2 of them travel in these type..
http://www.cat-alog.com/carriers/pet_carrier_cayman1.jpg
no problems at all..
we get the usual meowing for about half an hour then they go to sleep..
then Nico likes to see out so he has this..
http://www.petutopia.co.uk/images/prods-resized/8830_shaws_bd08_1.jpg
We only travel for around two hours each way so its not too boring for them...


----------



## Maxwell (Feb 19, 2008)

fluffypurrs said:


> i was looking into getting a sturdy shelter. could a kitten rip through it at all?


I have known cats to tip them over off tables ( with the cat in at the time )when they have stood up against the side of it.. 

never seen one ripped though, plus your cat will have trimmed claws so it should be ok on that count..


----------



## cats4eva (Mar 21, 2008)

Maxwell said:


> I travel to shows with usually 3 cats at a time..
> 2 of them travel in these type..
> http://www.cat-alog.com/carriers/pet_carrier_cayman1.jpg
> no problems at all..
> ...


Lovely website and cats Whaface. x


----------



## Selk67U2 (May 5, 2008)

*I have a Sturdi shelter if we are travelling long distance, for closer shows I have aircraft carrier type carriers with wheels on.
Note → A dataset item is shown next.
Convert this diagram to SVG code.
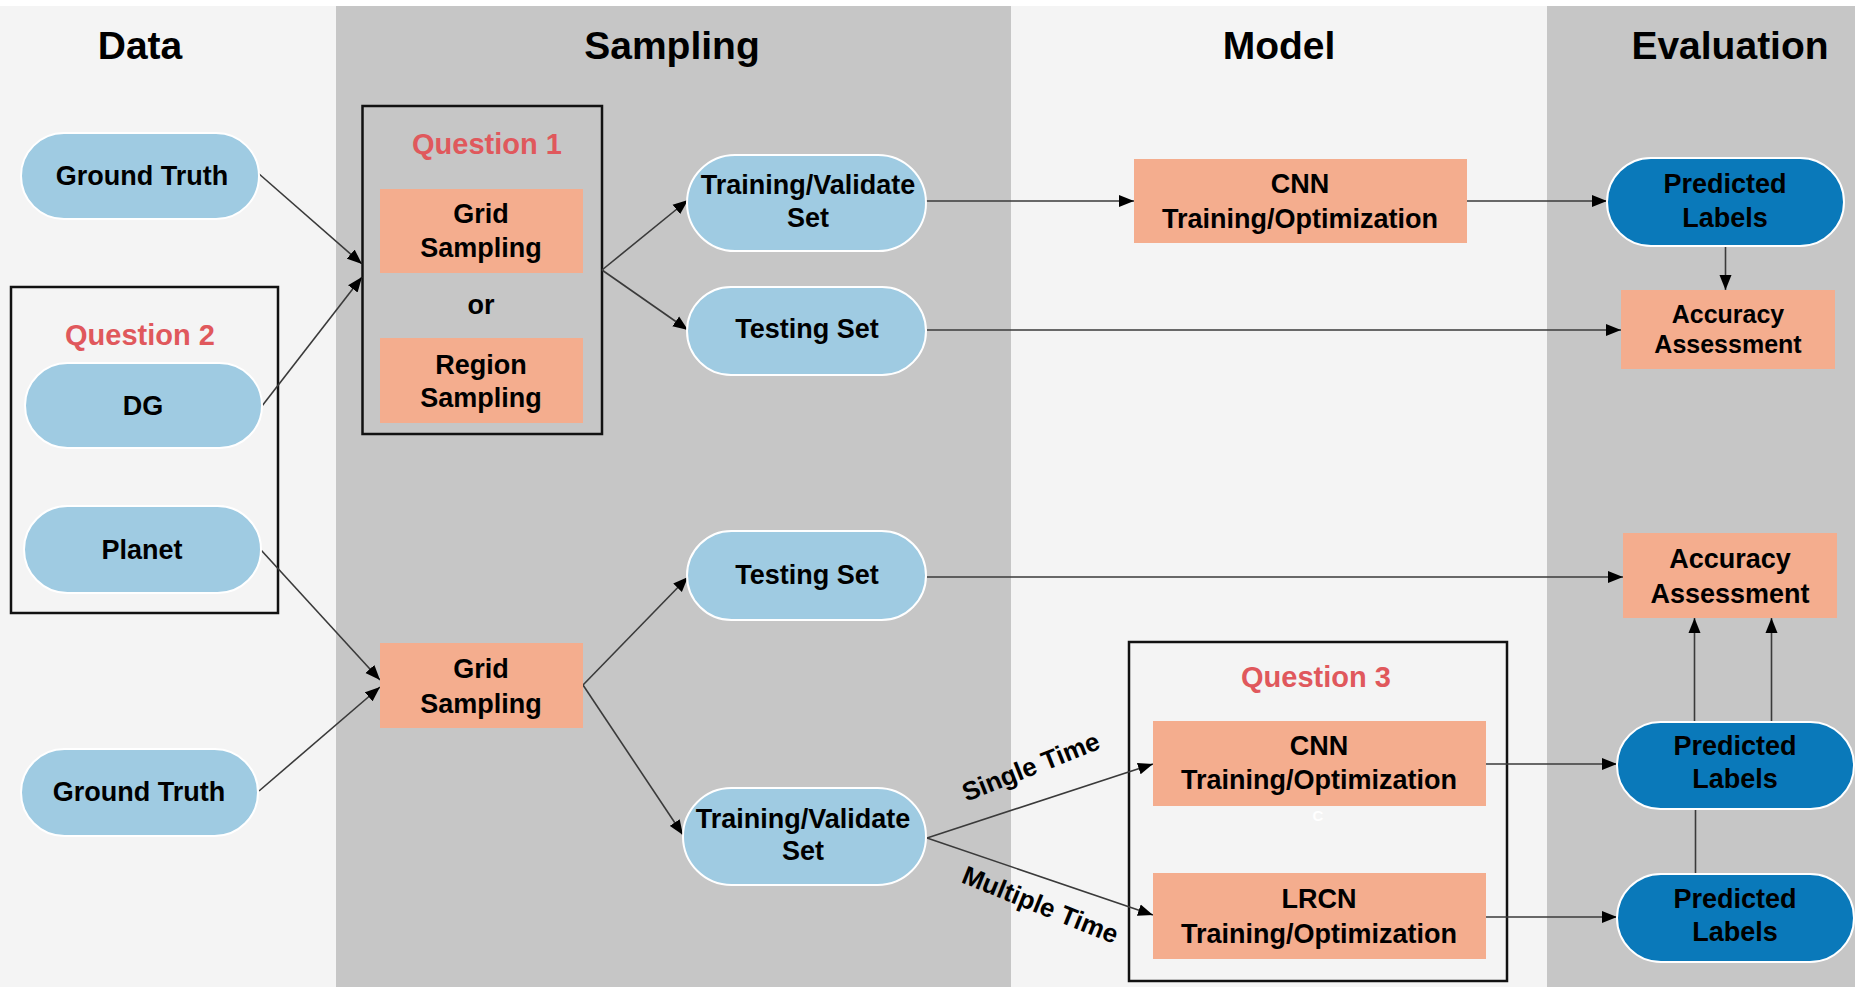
<svg xmlns="http://www.w3.org/2000/svg" width="1855" height="987" viewBox="0 0 1855 987">
<defs>
<style>
text{font-family:"Liberation Sans",Arial,sans-serif;font-weight:bold;fill:#000;text-anchor:middle}
.title{font-size:39px}
.lbl{font-size:27px}
.q{font-size:29px;fill:#E0585C}
.el{font-size:26px}
.pill{fill:#9FCBE2;stroke:#ffffff;stroke-width:2}
.dpill{fill:#0A79BA;stroke:#ffffff;stroke-width:2}
.box{fill:#F4AD8E}
.frame{fill:none;stroke:#111;stroke-width:2.5}
.con line{stroke:#3a3a3a;stroke-width:1.6;fill:none}
</style>
<marker id="arr" markerUnits="userSpaceOnUse" markerWidth="16" markerHeight="13" refX="15" refY="6.5" orient="auto">
<path d="M0,0.5 L15,6.5 L0,12.5 z" fill="#000"/>
</marker>
</defs>
<g id="background">
<rect x="0" y="0" width="1855" height="987" fill="#ffffff"/>
<rect x="0" y="6" width="336" height="981" fill="#F4F4F4"/>
<rect x="336" y="6" width="675" height="981" fill="#C6C6C6"/>
<rect x="1011" y="6" width="536" height="981" fill="#F4F4F4"/>
<rect x="1547" y="6" width="308" height="981" fill="#C6C6C6"/>
<text class="title" x="140" y="59">Data</text>
<text class="title" x="672" y="59">Sampling</text>
<text class="title" x="1279" y="59">Model</text>
<text class="title" x="1730" y="59">Evaluation</text>
</g>
<g id="question2">
<rect class="frame" x="11" y="287" width="267" height="326"/>
<text class="q" x="140" y="345">Question 2</text>
</g>
<g id="question1">
<rect class="frame" x="362.5" y="106" width="239.5" height="328"/>
<text class="q" x="487" y="154">Question 1</text>
<text class="lbl" x="481" y="314">or</text>
</g>
<g id="question3">
<rect class="frame" x="1129" y="642" width="378" height="339"/>
<text class="q" x="1316" y="687">Question 3</text>
</g>
<g id="connectors" class="con">
<line x1="258" y1="173" x2="362" y2="264" marker-end="url(#arr)"/>
<line x1="262" y1="406" x2="362" y2="277" marker-end="url(#arr)"/>
<line x1="602" y1="270" x2="688" y2="200" marker-end="url(#arr)"/>
<line x1="602" y1="270" x2="688" y2="330" marker-end="url(#arr)"/>
<line x1="926" y1="201" x2="1134" y2="201" marker-end="url(#arr)"/>
<line x1="1467" y1="201" x2="1607" y2="201" marker-end="url(#arr)"/>
<line x1="927" y1="330" x2="1621" y2="330" marker-end="url(#arr)"/>
<line x1="1725.5" y1="246" x2="1725.5" y2="290" marker-end="url(#arr)"/>
<line x1="261" y1="550" x2="380" y2="680" marker-end="url(#arr)"/>
<line x1="259" y1="791" x2="380" y2="687" marker-end="url(#arr)"/>
<line x1="583" y1="685" x2="688" y2="577" marker-end="url(#arr)"/>
<line x1="583" y1="685" x2="683" y2="835" marker-end="url(#arr)"/>
<line x1="927" y1="577" x2="1623" y2="577" marker-end="url(#arr)"/>
<line x1="927" y1="838" x2="1153" y2="764" marker-end="url(#arr)"/>
<line x1="927" y1="838" x2="1153" y2="915" marker-end="url(#arr)"/>
<line x1="1486" y1="764" x2="1617" y2="764" marker-end="url(#arr)"/>
<line x1="1486" y1="917" x2="1617" y2="917" marker-end="url(#arr)"/>
<line x1="1694.5" y1="722" x2="1694.5" y2="618" marker-end="url(#arr)"/>
<line x1="1771.5" y1="722" x2="1771.5" y2="618" marker-end="url(#arr)"/>
<line x1="1695.5" y1="874" x2="1695.5" y2="809"/>
<text class="el" transform="translate(1034,775) rotate(-21.6)">Single Time</text>
<text class="el" transform="translate(1037,913) rotate(22)">Multiple Time</text>
</g>
<g id="gt1"><rect class="pill" x="21" y="133" width="238" height="86" rx="43"/><text class="lbl" x="142" y="185">Ground Truth</text></g>
<g id="dg"><rect class="pill" x="25" y="363" width="237" height="85" rx="42.5"/><text class="lbl" x="143" y="415">DG</text></g>
<g id="planet"><rect class="pill" x="24" y="506" width="237" height="87" rx="43.5"/><text class="lbl" x="142" y="559">Planet</text></g>
<g id="gt2"><rect class="pill" x="21" y="749" width="237" height="87" rx="43.5"/><text class="lbl" x="139" y="801">Ground Truth</text></g>
<g id="grid1"><rect class="box" x="380" y="189" width="203" height="84"/><text class="lbl" x="481" y="223">Grid</text><text class="lbl" x="481" y="257">Sampling</text></g>
<g id="region1"><rect class="box" x="380" y="338" width="203" height="85"/><text class="lbl" x="481" y="374">Region</text><text class="lbl" x="481" y="407">Sampling</text></g>
<g id="grid2"><rect class="box" x="380" y="643" width="203" height="85"/><text class="lbl" x="481" y="678">Grid</text><text class="lbl" x="481" y="713">Sampling</text></g>
<g id="trainval1"><rect class="pill" x="687" y="155" width="239" height="96" rx="48"/><text class="lbl" x="808" y="194">Training/Validate</text><text class="lbl" x="808" y="227">Set</text></g>
<g id="test1"><rect class="pill" x="687" y="287" width="239" height="88" rx="44"/><text class="lbl" x="807" y="338">Testing Set</text></g>
<g id="test2"><rect class="pill" x="687" y="531" width="239" height="89" rx="44.5"/><text class="lbl" x="807" y="584">Testing Set</text></g>
<g id="trainval2"><rect class="pill" x="683" y="788" width="243" height="97" rx="48.5"/><text class="lbl" x="803" y="828">Training/Validate</text><text class="lbl" x="803" y="860">Set</text></g>
<g id="cnn1"><rect class="box" x="1134" y="159" width="333" height="84"/><text class="lbl" x="1300" y="193">CNN</text><text class="lbl" x="1300" y="228">Training/Optimization</text></g>
<g id="cnn2"><rect class="box" x="1153" y="721" width="333" height="85"/><text class="lbl" x="1319" y="755">CNN</text><text class="lbl" x="1319" y="789">Training/Optimization</text><text x="1318" y="821" style="font-size:15px;fill:#ffffff">C</text></g>
<g id="lrcn"><rect class="box" x="1153" y="873" width="333" height="86"/><text class="lbl" x="1319" y="908">LRCN</text><text class="lbl" x="1319" y="943">Training/Optimization</text></g>
<g id="pred1"><rect class="dpill" x="1607" y="158" width="237" height="88" rx="44"/><text class="lbl" x="1725" y="193">Predicted</text><text class="lbl" x="1725" y="227">Labels</text></g>
<g id="acc1"><rect class="box" x="1621" y="290" width="214" height="79"/><text x="1728" y="323" style="font-size:25px">Accuracy</text><text x="1728" y="353" style="font-size:25px">Assessment</text></g>
<g id="acc2"><rect class="box" x="1623" y="533" width="214" height="85"/><text class="lbl" x="1730" y="568">Accuracy</text><text class="lbl" x="1730" y="603">Assessment</text></g>
<g id="pred2"><rect class="dpill" x="1617" y="722" width="237" height="87" rx="43.5"/><text class="lbl" x="1735" y="755">Predicted</text><text class="lbl" x="1735" y="788">Labels</text></g>
<g id="pred3"><rect class="dpill" x="1617" y="874" width="237" height="88" rx="44"/><text class="lbl" x="1735" y="908">Predicted</text><text class="lbl" x="1735" y="941">Labels</text></g>
</svg>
I only ever put 2 in together though. Touch wood i've never had a cat have an accident whilst travelling. *


----------



## Saynamore (Feb 28, 2008)

Mine just go in their normal carriers that they are used to, like for visits to the vets, don't want to put them out of their comfort zone. However I hate travelling now and only do the shorter distance shows up North. Some howl all the way but they do that on a 15 minutes run to the vet, others fall asleep and don't miaow once  Never had any throw a wobbler yet and get hysterical, touch wood


----------



## may (Nov 2, 2007)

I use the normal carriers and it works nicely, they feel safe and just fall asleep


----------



## Guest (Jul 25, 2008)

Off topic so sorry but I once had a cat that loooovvvved the car he just used to sit there and occasionally wander around - he loved looking out of the front window. 
regards
sue


----------



## Saikou (Apr 2, 2008)

fluffypurrs said:


> i was looking into getting a sturdy shelter. could a kitten rip through it at all?


I doubt it, they are quite tough. None of mine have ever tried though, they are quite calm travellers. They only really miaow when they get near home, always at the same roundabout  they must smell they are close 

I have a dark blue one with black mesh, and its very dark and calm inside. They have straps at the back through which you can put the seat belts if you want to make sure it stayed put on the back seat.

I wouldn't be without mine, it has been well worth the money.


----------